Man electrocuted as heavy storms batter the Netherlands

Rainy clouds above Amsterdam viewed from the highway A2, in the direction of Utrecht, on June 23, 2016. PHOTO: EPA

THE HAGUE (AFP) - Heavy storms swept the Netherlands on Thursday (June 23), leaving one man dead after he was electrocuted in his flooded cellar where he was growing cannabis, police and media said.

The Dutch national weather centre posted an orange alert warning of further flooding from "thunderstorms and heavy rainfall" as insurers estimated there had already been some 20 million euros in damage.

The 45-year-old man was found lying in water in the basement of his Rotterdam home early on Thursday as violent storms battered the west of the low-lying country, the police said.

"He was killed by electrocution," the Rotterdam police said in a statement, indicating that they had opened an investigation but noting that the emergency services had "found cannabis (plants) in the cellar."

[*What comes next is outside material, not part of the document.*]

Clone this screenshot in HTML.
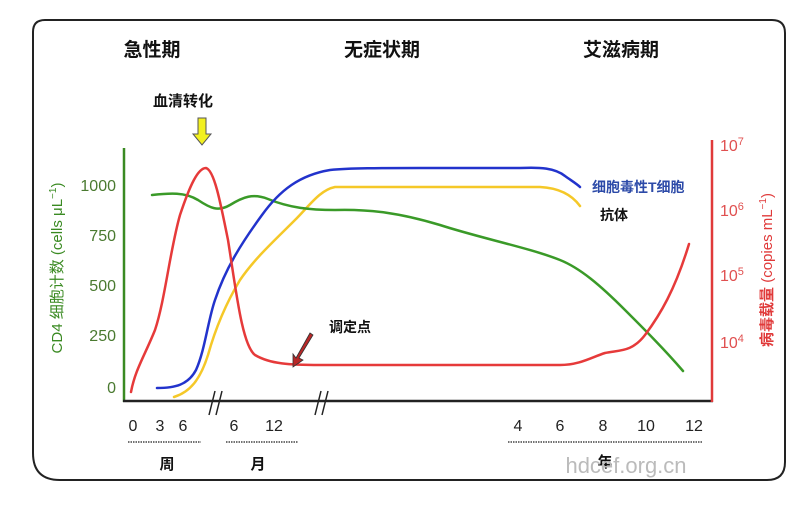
<!DOCTYPE html>
<html><head><meta charset="utf-8"><style>
body{margin:0;background:#fff}
svg text{font-family:"Liberation Sans","Noto Sans CJK SC",sans-serif}
</style></head><body>
<svg width="808" height="500" viewBox="0 0 808 500" xmlns="http://www.w3.org/2000/svg">
<rect x="0" y="0" width="808" height="500" fill="#fff"/>
<path d="M45,20 H772 Q785,20 785,33 V462 Q785,480 767,480 H60 Q33,480 33,453 V32 Q33,20 45,20 Z" fill="none" stroke="#222" stroke-width="2"/>
<g font-weight="bold" font-size="19" fill="#111" text-anchor="middle">
<text x="152" y="56">急性期</text><text x="382" y="56">无症状期</text><text x="621" y="56">艾滋病期</text></g>
<text x="183" y="106" font-size="15" font-weight="bold" text-anchor="middle" fill="#111">血清转化</text>
<path d="M198,118 h8 v16 h5 l-9,11 l-9,-11 h5 z" fill="#f2f020" stroke="#555" stroke-width="1"/>
<line x1="124" y1="148" x2="124" y2="402" stroke="#3a8a22" stroke-width="2.5"/>
<line x1="123" y1="401" x2="713" y2="401" stroke="#222" stroke-width="2.5"/>
<line x1="712" y1="140" x2="712" y2="402" stroke="#e03a3a" stroke-width="2.5"/>
<g stroke="#222" stroke-width="1.5"><line x1="209" y1="415" x2="215" y2="391"/><line x1="216" y1="415" x2="222" y2="391"/>
<line x1="315" y1="415" x2="321" y2="391"/><line x1="322" y1="415" x2="328" y2="391"/></g>
<g fill="#4a7a30" font-size="16" text-anchor="end">
<text x="116" y="191">1000</text><text x="116" y="241">750</text><text x="116" y="291">500</text><text x="116" y="341">250</text><text x="116" y="393">0</text></g>
<text transform="translate(62,268) rotate(-90)" fill="#3a8a22" font-size="15" text-anchor="middle">CD4 细胞计数 (cells μL<tspan font-size="10" dy="-6">−1</tspan><tspan dy="6">)</tspan></text>
<g fill="#e05050" font-size="16">
<text x="720" y="151">10<tspan font-size="11" dy="-6">7</tspan></text>
<text x="720" y="216">10<tspan font-size="11" dy="-6">6</tspan></text>
<text x="720" y="281">10<tspan font-size="11" dy="-6">5</tspan></text>
<text x="720" y="348">10<tspan font-size="11" dy="-6">4</tspan></text></g>
<text transform="translate(772,270) rotate(-90)" fill="#e03a3a" font-size="15" text-anchor="middle"><tspan font-weight="bold">病毒载量</tspan>  (copies mL<tspan font-size="10" dy="-6">−1</tspan><tspan dy="6">)</tspan></text>
<g fill="none" stroke-width="2.5" stroke-linecap="round" stroke-linejoin="round">
<path stroke="#f5c828" d="M174,397 C190,392 200,380 208,355 C215,330 225,305 240,280 C255,258 275,240 295,220 C310,205 320,190 335,187 L540,187 C560,188 572,195 580,206"/>
<path stroke="#3a9a28" d="M152,195 C170,193 185,192 198,200 C210,208 218,212 230,205 C243,197 253,193 268,199 C290,208 310,210 335,210 C370,209 400,213 440,225 C480,238 530,248 560,260 C580,268 600,285 625,310 C645,330 665,350 683,371"/>
<path stroke="#2233cc" d="M157,388 C175,388 188,385 196,370 C205,350 208,320 215,300 C225,270 240,245 262,215 C280,190 300,175 330,170 C350,168 380,168 420,168 L520,168 C540,167 555,168 565,176 C572,181 577,184 580,187"/>
<path stroke="#e63a3a" d="M131,392 C135,370 145,355 155,330 C165,300 170,250 180,215 C190,185 198,168 206,168 C214,170 220,200 228,240 C236,290 242,345 255,355 C270,364 290,365 320,365 L560,365 C580,365 592,357 605,353 C620,350 632,352 645,335 C660,315 675,290 689,244"/>
</g>
<text x="329" y="332" font-size="14" font-weight="bold" fill="#111">调定点</text>
<path d="M310,333 L296,358 L293,354 L293,367 L303,360 L299,358 L313,335 Z" fill="#b82828" stroke="#333" stroke-width="0.8"/>
<text x="592" y="192" font-size="14" font-weight="bold" fill="#2c4aa8">细胞毒性T细胞</text>
<text x="600" y="220" font-size="14" font-weight="bold" fill="#111">抗体</text>
<g font-size="16" fill="#222" text-anchor="middle">
<text x="133" y="431">0</text><text x="160" y="431">3</text><text x="183" y="431">6</text>
<text x="234" y="431">6</text><text x="274" y="431">12</text>
<text x="518" y="431">4</text><text x="560" y="431">6</text><text x="603" y="431">8</text><text x="646" y="431">10</text><text x="694" y="431">12</text></g>
<g stroke="#444" stroke-width="1.5" stroke-dasharray="1.5,1"><line x1="128" y1="442" x2="201" y2="442"/><line x1="226" y1="442" x2="298" y2="442"/><line x1="508" y1="442" x2="702" y2="442"/></g>
<g font-size="15" font-weight="bold" fill="#111" text-anchor="middle"><text x="167" y="469">周</text><text x="258" y="469">月</text><text x="605" y="467">年</text></g>
<text x="626" y="473" font-size="22" fill="#bbb" text-anchor="middle">hdcef.org.cn</text>
</svg>
</body></html>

The bad weather, which hit the west and centre of the country early on Thursday, was to continue for much of the day, with the Dutch national weather service (KNMI) warning of further severe thunderstorms accompanied by hail and high winds.

In Rotterdam, some 26mm of rain fell in just 20 minutes early Thursday, the public broadcaster NOS reported.

The central town of Randstad was particularly badly hit, with the Dutch Association of Insurers estimating it had suffered some 20 million euros in damage.

"It's a conservative estimate," a spokesman for the association told the Dutch news agency ANP.